I dog-sit sometimes. It stands to reason if you can pay someone to dog-sit, you’re doing pretty well financially – not rich, but ya get ya bills paid. No matter how long I’m alive, I’m still struck by what middle class looks like. No matter how long I’m alive, I’m still struck by what seems the grandeur of a classic suburban home. Two bathrooms! Fancy!
I don’t know about you, but I ate a lot of mac n’ cheese with hot dogs as a kid. My parents probably didn’t even know what the word organic meant. I shared a room with my two sisters almost my entire life.
My mom didn’t see my sister for the first 3 hours of her life, along with other heavy doses of birth trauma. You see, poor women aren’t seen as deserving good care, let alone respect.

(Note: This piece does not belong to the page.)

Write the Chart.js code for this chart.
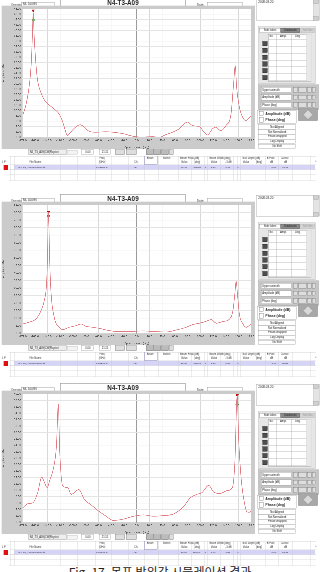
<!DOCTYPE html>
<html><head><meta charset="utf-8">
<script src="https://cdn.jsdelivr.net/npm/chart.js@4/dist/chart.umd.min.js"></script>
<style>
html,body{margin:0;padding:0;background:#fff;}
body{width:320px;height:572px;overflow:hidden;position:relative;}
.panel{position:absolute;left:0;width:960px;height:570px;transform:scale(0.333333);transform-origin:0 0;font-family:"Liberation Sans",Arial,sans-serif;color:#222;}
.el{position:absolute;box-sizing:border-box;white-space:nowrap;overflow:hidden;}
#caption{position:absolute;left:0;top:563px;width:320px;text-align:center;font:12px "Noto Sans CJK KR",sans-serif;color:#222;white-space:nowrap;}
</style></head>
<body>
<div id="caption">Fig. 17. 목표 방위각 시뮬레이션 결과</div>
<script>
// ---- data ----
const xTicks = [-179,-160,-140,-120,-100,-80,-60,-40,-20,0,20,40,60,80,100,120,140,160,179];

const az1  = [-179,-174,-170,-167,-165,-163.5,-162.5,-161,-159,-156,-150,-145,-140,-130,-122,-117,-112,-109,-104,-96,-89,-83,-75,-64.5,-48.7,-33,-20,-9.4,-1.6,9,24.6,35,45.6,56,66.6,74,79.7,87.5,98,106,111,119,124,132,140,148,152,154.6,156.7,161,166,171,176.6,179];
const amp1 = [8.2,12,17,23,30,40,47,38,30,22,16.5,14,12.6,10.7,8.8,6.3,2.5,0.6,1.9,3.8,4.7,4.0,2.3,1.9,2.1,1.8,1.3,0.6,0.25,0.1,0.25,0,1,1.9,3.2,5,5.7,4.4,4,1.9,0.9,3.2,3.8,2.5,4.4,8.8,20,26.8,19,11.4,7.6,6.3,7.3,7.8];

const az2  = [-179,-169,-158,-150,-145,-141.5,-140,-138.4,-136.8,-134.7,-129.5,-121.6,-116,-106,-95,-87.5,-80,-69,-58.7,-43,-27,-6,9.4,30,46,62,77.6,88,98.5,109,117,125,135,146,151,154,156,158,161,166.7,172,177,179];
const amp2 = [6.2,7.4,9.6,15.2,21.9,33,51,80,51,28.6,10.7,4,2.5,4,5.1,6.2,4.7,4,3.3,1.8,1.1,1.3,1.6,1.1,0.9,2.2,4,5.8,6.7,8,9.1,6.7,7.8,9.6,15.2,26.3,34.8,26.3,13,6.2,4,5.4,6.2];

const az3  = [-179,-171,-163,-155.5,-149,-145.6,-140.4,-137,-130,-126,-123,-121,-116,-108,-103,-91,-82,-72,-59,-48,-37,-21,-5,10.5,26,42,57.6,73,84,94,102,113,121,131,142,150,154,157.6,160,164,169,174,179];
const amp3 = [4.5,5.8,6.1,9.2,14.1,12.8,10.8,12.8,17.5,23.8,36.9,22.8,11.3,10.8,8.7,10.2,7.1,5.5,3.4,1.9,0.6,1.0,1.9,2.3,1.9,2.1,2.6,4.8,7.6,8.7,9.2,11.5,9.4,9.0,9.9,10.8,18.6,39.7,25.9,13.4,6.1,2.9,3.4];

const markerAz  = [-162.5, -138.4, 157.6];
const peakAmp   = [47.4, 80.3, 39.7];
const cursorAmp = [43.9, 77.6, 36.8];
const yMax  = [48, 85, 40];
const yStep = [2, 5, 2];

const rowValues = [
  ["N4_T3_A09(CW)Rcp.txt","1.42750 G","AB","47.43","-162.50","F","1.90","3.40","F","-0.07","43.41"],
  ["N4_T3_A09(CW)Rcp.txt","7.57500 G","AB","80.30","-138.40","F","1.30","5.00","F","-1.40","35.89"],
  ["N4_T3_A09(CW)Rcp.txt","1.60000 G","AB","39.70","157.60","F","1.40","3.80","F","-0.09","37.17"]
];
const sideButtons = ["Not Aligned","Not Normalized","Phase wrapped","Log Display","No Shift"];
const ctrlRows = ["Upper azimuth","Amplitude (dB)","Phase (deg)"];

// ---- helpers ----
function el(p,x,y,w,h,css,text){
  const d=document.createElement('div');d.className='el';
  d.style.cssText=`left:${x}px;top:${y}px;`+(w!=null?`width:${w}px;`:'')+(h!=null?`height:${h}px;`:'')+(css||'');
  if(text!=null)d.textContent=text;p.appendChild(d);return d;
}
const plotBg={id:'plotBg',beforeDraw(c){const a=c.chartArea,ctx=c.ctx;ctx.save();ctx.fillStyle='#fff';ctx.fillRect(a.left,a.top,a.width,a.height);ctx.restore();}};

function buildPanel(i, top, az, amp){
  const p=document.createElement('div');p.className='panel';p.style.top=top+'px';document.body.appendChild(p);
  // header
  el(p,33,26,32,14,'font-size:9px;line-height:14px;color:#333;','Operator');
  el(p,65,24,100,15,'border:1px solid #777;font-size:9px;line-height:13px;padding-left:3px;','ML 1009N');
  el(p,180,13,378,27,'border:2px solid #999;font-weight:bold;font-size:19px;line-height:22px;text-align:center;','N4-T3-A09');
  el(p,590,26,30,14,'font-size:10px;line-height:14px;color:#333;','Date');
  el(p,622,24,106,15,'border:1px solid #777;');
  el(p,770,15,188,66,'border:1px solid #888;font-size:9px;padding:3px 4px;','2008.03.20');
  el(p,940,16,17,64,'background:#e4e4e4;border-left:1px solid #aaa;');
  el(p,941,17,15,12,'background:#d0d0d0;border:1px solid #999;');
  el(p,941,67,15,12,'background:#d0d0d0;border:1px solid #999;');
  // chart frame
  const fr=el(p,5,35,760,430,'background:#cbcbcb;');
  const cv=document.createElement('canvas');cv.width=760;cv.height=430;cv.style.cssText='display:block;width:760px;height:430px;';fr.appendChild(cv);
  // control row
  el(p,85,467,115,16,'border:1px solid #888;background:#eee;font-size:8px;line-height:14px;padding-left:3px;','N4_T3_A09(CW)Rcp.txt');
  el(p,203,469,30,12,'border:1px solid #aaa;background:#f4f4f4;');
  el(p,245,467,37,15,'border:1px solid #888;font-size:8px;line-height:13px;padding-left:10px;','0.00');
  el(p,298,467,34,15,'border:1px solid #888;font-size:8px;line-height:13px;padding-left:6px;','21.15');
  [[345,30],[378,32],[438,22],[461,22],[484,22],[508,12]].forEach(b=>el(p,b[0],467,b[1],16,'border:1px solid #666;background:'+(b[0]>430&&b[0]<500?'#bbb':'#ddd')+';'));
  // table
  const tb=el(p,0,486,960,75,'');
  [[0,'#bbb'],[26,'#ccc'],[41,'#aaa'],[56,'#ccc'],[73,'#ccc']].forEach(h=>el(tb,28,h[0],920,1,'background:'+h[1]+';'));
  el(tb,42,27,903,14,'background:#d6d4f6;');
  [30,42,180,232,285,335,385,432,475,535,575,612,622,662,700,712,722,795,835,878,930].forEach(x=>el(tb,x,0,1,75,'background:#c4c4c4;'));
  el(tb,433,-1,41,27,'border:1.5px solid #55a;');
  el(tb,11,27,13,15,'background:#e01010;');
  const hs='font-size:8px;line-height:10px;color:#333;';
  [["Freq",298,2],["[GHz]",296,13],["Ch.",402,13],["Beam",440,2],["Switch",488,2],["Beam Peak [dB]",540,2],["Value",543,13],["[deg]",583,13],
   ["Beam Width [deg]",628,2],["Value",632,13],["-3 dB",676,13],["Null Depth [dB]",727,2],["Value",728,13],["[deg]",768,13],
   ["B Path",800,2],["Cursor",842,2],["dB",810,13],["dB",852,13],["File Name",88,13],["L P",6,13]].forEach(t=>el(tb,t[1],t[2],null,10,hs,t[0]));
  const rv=rowValues[i];
  [[rv[0],55],[rv[1],288],[rv[2],400],[rv[3],542],[rv[4],578],[rv[5],614],[rv[6],632],[rv[7],676],[rv[8],712],[rv[9],812],[rv[10],846]].forEach(t=>el(tb,t[1],29,null,10,'font-size:7.5px;line-height:10px;color:#223;',t[0]));
  el(tb,945,13,10,10,'font-size:9px;color:#559;','^');
  // right tab panel
  el(p,775,98,172,172,'background:#e6e6e6;border:1px solid #aaa;');
  el(p,779,102,62,15,'background:#fff;border:1px solid #777;font-size:8px;line-height:13px;text-align:center;','Side lobes');
  el(p,842,102,58,15,'background:#8a8a8a;border:1px solid #666;font-size:8px;line-height:13px;text-align:center;color:#222;','Databases');
  el(p,901,102,44,15,'background:#d4d4d4;border:1px solid #bbb;font-size:8px;line-height:13px;text-align:center;color:#999;','Null Info');
  el(p,805,120,131,142,'background:#fff;border:1px solid #777;');
  [830,873,918].forEach(x=>el(p,x,120,1,142,'background:#999;'));
  el(p,919,121,16,140,'background:#e8e8e8;');
  [[808,'No.'],[840,'Ampl.'],[885,'Deg.']].forEach(t=>el(p,t[0],122,null,12,'font-size:8px;line-height:12px;',t[1]));
  for(let r=0;r<7;r++) el(p,805,136+r*20.5,114,1,'background:#999;');
  for(let r=0;r<6;r++) el(p,788,142+r*20.3,14,14,'background:#4e4e4e;border:1px solid #222;');
  // controls
  el(p,775,272,181,76,'background:#c6c6c6;border:1px solid #999;');
  ctrlRows.forEach((t,k)=>{const y=279+k*23;
    el(p,783,y,92,17,'background:#fff;border:1px solid #777;font-size:8px;line-height:15px;padding-left:3px;',t);
    el(p,880,y+1,14,15,'background:#ddd;border:1px solid #666;');
    el(p,896,y+1,24,15,'background:#ddd;border:1px solid #666;');
    el(p,922,y+1,12,15,'background:#ddd;border:1px solid #666;');
    el(p,936,y+1,12,15,'background:#ddd;border:1px solid #666;');});
  el(p,772,348,118,42,'background:#fff;border:1px solid #888;');
  el(p,777,351,15,15,'border:1px solid #555;background:#fff;');
  el(p,777,371,15,15,'border:1px solid #555;background:#fff;');
  el(p,796,351,95,15,'font-weight:bold;font-size:10.5px;line-height:15px;','Amplitude (dB)');
  el(p,796,371,95,15,'font-weight:bold;font-size:10.5px;line-height:15px;','Phase (deg)');
  el(p,895,344,58,36,'background:#a8a8a8;border:1px solid #777;');
  el(p,913,351,22,22,'background:#d8d8d8;border:1px solid #555;transform:rotate(45deg);');
  sideButtons.forEach((t,k)=>el(p,775,392+k*14.6,113,14.6,'background:#fff;border:1px solid #888;font-size:8px;line-height:12.6px;text-align:center;',t));

  // chart
  new Chart(cv,{
    type:'line',
    data:{datasets:[
      {data:az.map((x,k)=>({x,y:amp[k]})),borderColor:'#e07a82',borderWidth:2,pointRadius:0,cubicInterpolationMode:'monotone',fill:false},
      {data:[{x:markerAz[i],y:peakAmp[i]}],showLine:false,pointStyle:'triangle',rotation:180,pointRadius:5,backgroundColor:'#d01010',borderColor:'#a00'},
      {data:[{x:markerAz[i],y:cursorAmp[i]}],showLine:false,pointStyle:'rectRot',pointRadius:5,backgroundColor:'#2fb52f',borderColor:'#1a8a1a'}
    ]},
    plugins:[plotBg],
    options:{
      responsive:false,animation:false,devicePixelRatio:1,
      layout:{padding:{top:10,right:10,left:0,bottom:0}},
      plugins:{legend:{display:false},tooltip:{enabled:false}},
      scales:{
        x:{type:'linear',min:-179,max:179,
          afterBuildTicks:s=>{s.ticks=xTicks.map(v=>({value:v}));},
          afterFit:s=>{s.height=35;},
          ticks:{autoSkip:false,maxRotation:0,padding:2,font:{size:8.5,family:'Liberation Sans'},color:'#333',callback:v=>Number(v).toFixed(1)},
          grid:{color:c=>(c.tick&&c.tick.value===0)?'#999':'#d8d8d8',lineWidth:c=>(c.tick&&c.tick.value===0)?1.6:1.2,tickLength:3},
          border:{display:false},
          title:{display:true,text:'Space azimuth (deg)',font:{size:8,family:'Liberation Sans'},color:'#333',padding:{top:0,bottom:0}}},
        y:{min:0,max:yMax[i],
          afterFit:s=>{s.width=63;},
          ticks:{stepSize:yStep[i],padding:2,font:{size:8.5,family:'Liberation Sans'},color:'#333',callback:v=>Number(v).toFixed(2)},
          grid:{color:'#e4e4e4',lineWidth:1.2,tickLength:3},
          border:{display:false},
          title:{display:true,text:'Amplitude (dB)',font:{size:8,family:'Liberation Sans'},color:'#333',padding:{top:0,bottom:2}}}
      }
    }
  });
}
buildPanel(0,-6,az1,amp1);
buildPanel(1,190,az2,amp2);
buildPanel(2,379,az3,amp3);
</script>
</body></html>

As a doula now, I walk into spaces that remind me of my humble beginnings. Birth trauma is generational. I talk about the cascade event of interventions, what interventions exist, and how you can say no to something a doctor tells you. People who live at the poverty line aren’t used to having options, or exercising their voice in a medical setting. It’s a challenge, on top of all the standard ones already.
Being a doula for under-resourced people heals a deep part of me. Giving women the educational, emotional, and physical support to begin their journey as parents in a positive way tips that power scale a little bit each time.

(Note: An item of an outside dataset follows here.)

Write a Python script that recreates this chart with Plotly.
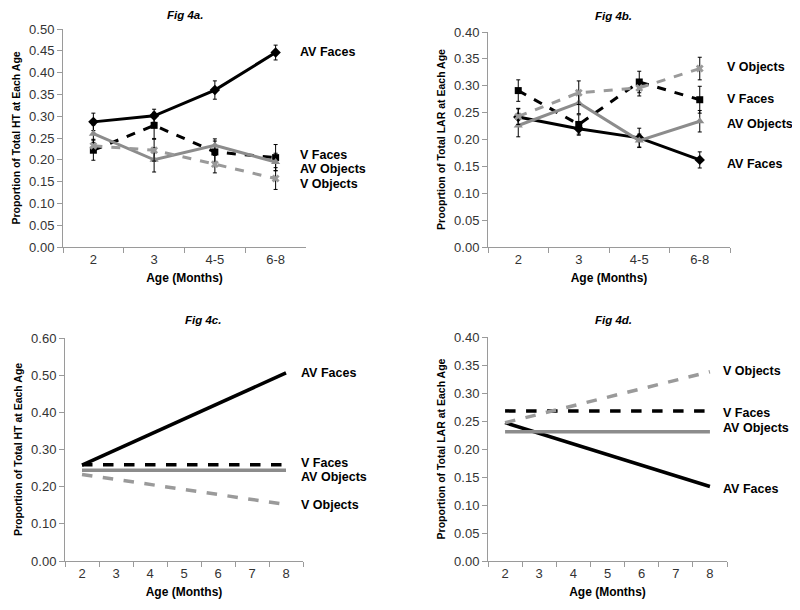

Next time at their pediatrician’s visit, they’ll know how to advocate for their kid effectively. Next time someone doubts their skills as a parent because of their income, they’ll know how to hold their head up. Next time they have a breastfeeding challenge, they’ll know where to find support. Next time they feel overwhelmed as a parent, they’ll know they aren’t alone, and they can reach out.
Next time, their child will have that empowerment before they give birth to their own child.
I can’t change my mom’s birth stories. But helping people change their generational narrative – that’s where healing is.